Wow…what can I possibly say about this book? I can’t even believe that I’m deigning to write a review for such a classic as this. But it truly moved me in so many ways, and I’m basically just here to tell you guys that if you haven’t read Anne Frank’s Diary of a Young Girl, you really should do so ASAP.
I originally read it back in 9th grade (which was nine —oh my god, yes, it’s really been nine— years ago) for English class and I remembered really liking it, but figured that it was probably about time that I read it again. Well I honestly retained almost nothing from it besides the basic details, so I’m so glad that I decided to give this book a fresh read. It’s extraordinarily powerful, and I doubt that I was able to fully enjoy it as a 13-year-old, although I’m sure that I related quite well with the woes of also-13-years-old Anne.
The best part about this book was how poignant it is in retrospect.
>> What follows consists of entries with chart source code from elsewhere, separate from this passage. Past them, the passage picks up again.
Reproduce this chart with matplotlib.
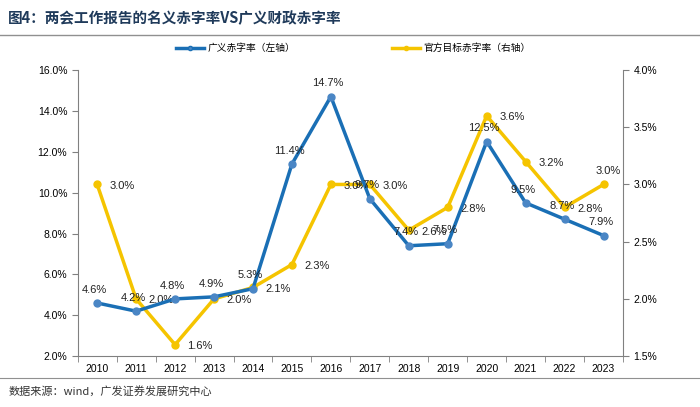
import numpy as np
import matplotlib
matplotlib.use('Agg')
import matplotlib.pyplot as plt
from matplotlib.ticker import FixedLocator, PercentFormatter

plt.rcParams['font.family'] = ['Liberation Sans', 'Noto Sans CJK SC', 'DejaVu Sans']

years = ['2010', '2011', '2012', '2013', '2014', '2015', '2016',
         '2017', '2018', '2019', '2020', '2021', '2022', '2023']
broad_deficit = [4.6, 4.2, 4.8, 4.9, 5.3, 11.4, 14.7, 9.7, 7.4, 7.5, 12.5, 9.5, 8.7, 7.9]
target_deficit = [3.0, 2.0, 1.6, 2.0, 2.1, 2.3, 3.0, 3.0, 2.6, 2.8, 3.6, 3.2, 2.8, 3.0]

blue = '#1a6fb5'
yellow = '#f5c400'
axis_col = '#808080'

fig = plt.figure(figsize=(7, 4.07), dpi=100)
ax = fig.add_axes([0.111, 0.125, 0.779, 0.703])
ax2 = ax.twinx()

x = np.arange(len(years))
ax2.plot(x, target_deficit, color=yellow, lw=2.5, marker='o', ms=5,
         markerfacecolor=yellow, markeredgecolor=yellow, zorder=2)
ax.plot(x, broad_deficit, color=blue, lw=2.5, marker='o', ms=5,
        markerfacecolor='#4a86c5', markeredgecolor='#4a86c5', zorder=3)
ax.set_zorder(ax2.get_zorder() + 1)
ax.patch.set_visible(False)

for xi, v in zip(x, broad_deficit):
    ax.annotate('%.1f%%' % v, (xi, v), xytext=(-2, 6), textcoords='offset points',
                ha='center', va='bottom', fontsize=8, color='#222222')
for i, (xi, v) in enumerate(zip(x, target_deficit)):
    if i == len(x) - 1:
        ax2.annotate('%.1f%%' % v, (xi, v), xytext=(3, 6), textcoords='offset points',
                     ha='center', va='bottom', fontsize=8, color='#222222')
    else:
        ax2.annotate('%.1f%%' % v, (xi, v), xytext=(9, -1), textcoords='offset points',
                     ha='left', va='center', fontsize=8, color='#222222')

ax.set_xlim(-0.5, len(years) - 0.5)
ax.set_ylim(2, 16)
ax2.set_ylim(1.5, 4.0)
ax.set_yticks(np.arange(2, 16.1, 2))
ax2.set_yticks(np.arange(1.5, 4.01, 0.5))
ax.yaxis.set_major_formatter(PercentFormatter(decimals=1))
ax2.yaxis.set_major_formatter(PercentFormatter(decimals=1))

ax.set_xticks(x)
ax.set_xticklabels(years)
ax.xaxis.set_minor_locator(FixedLocator(np.arange(-0.5, len(years), 1)))
ax.tick_params(axis='x', which='major', length=0, labelsize=7.5, pad=6)
ax.tick_params(axis='x', which='minor', length=4, color=axis_col, direction='out')
ax.tick_params(axis='y', length=4, color=axis_col, direction='out', labelsize=7.5)
ax2.tick_params(axis='y', length=4, color=axis_col, direction='out', labelsize=7.5)

for a in (ax, ax2):
    a.spines['top'].set_visible(False)
    for s in ('left', 'right', 'bottom'):
        a.spines[s].set_color(axis_col)
ax.spines['right'].set_visible(False)
ax2.spines['left'].set_visible(False)
ax2.spines['bottom'].set_visible(False)

ax.plot([], [], color=blue, lw=2.5, marker='o', ms=3, markerfacecolor='#4a86c5',
        label='广义赤字率（左轴）')
ax.plot([], [], color=yellow, lw=2.5, marker='o', ms=3, label='官方目标赤字率（右轴）')
fig.legend(loc='center', bbox_to_anchor=(0.505, 0.882), ncol=2, frameon=False,
           fontsize=7, columnspacing=10, handlelength=2.8, handletextpad=0.4,
           prop={'family': ['Noto Sans CJK SC'], 'size': 7})

fig.text(0.012, 0.955, '图4：两会工作报告的名义赤字率VS广义财政赤字率', fontsize=10.5,
         fontweight='bold', color='#1f3a5a', va='center', family=['Noto Sans CJK SC'])
fig.add_artist(plt.Line2D([0, 1], [0.914, 0.914], color='#909090', lw=1))
fig.add_artist(plt.Line2D([0, 1], [0.071, 0.071], color='#909090', lw=0.8))
fig.text(0.012, 0.038, '数据来源：wind，广发证券发展研究中心', fontsize=8,
         color='#333333', va='center', family=['Noto Sans CJK SC'])

fig.savefig('out.png', dpi=100)
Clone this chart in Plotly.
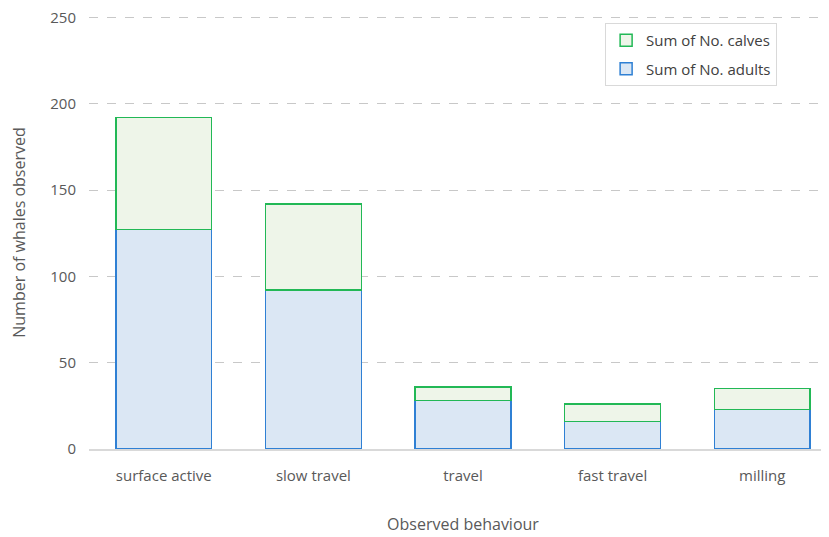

Many things that Anne said mean so much more in just knowing how her story ended. It was very depressing, but also beautiful in a way. The whole thing was very bittersweet. Anne’s words teach so many things about life, love, family, and self-discovery…but yet those lessons are tainted by the fact that she was never able to see the powerful effect her life’s work has had on others.
And not only are Anne’s words surprisingly philosophical, what she writes about her own self is extremely intelligent and introspective, especially for somebody so incredibly young. Anne Frank was clearly an old soul, and her thoughts about herself are brutally honest, well formed, and very interesting to read. And Anne changes as the diary goes on — the reader gets to see her transform and grow up into a wonderful young woman…it’s kind of amazing. I cheered for her triumphs and her sorrows were just as disappointing as if they had happened to myself.
There really just isn’t anything that I could possibly say that would do this book justice…it’s one of the most special pieces of nonfiction to ever be written. I enjoyed my experience re-reading it immensely, and I encourage everyone who hasn’t read this book (or who did a long time ago) to pick it up — specifically the “definitive edition,” which has 30% more content than the original — so that they can be impacted by it as much as I have been.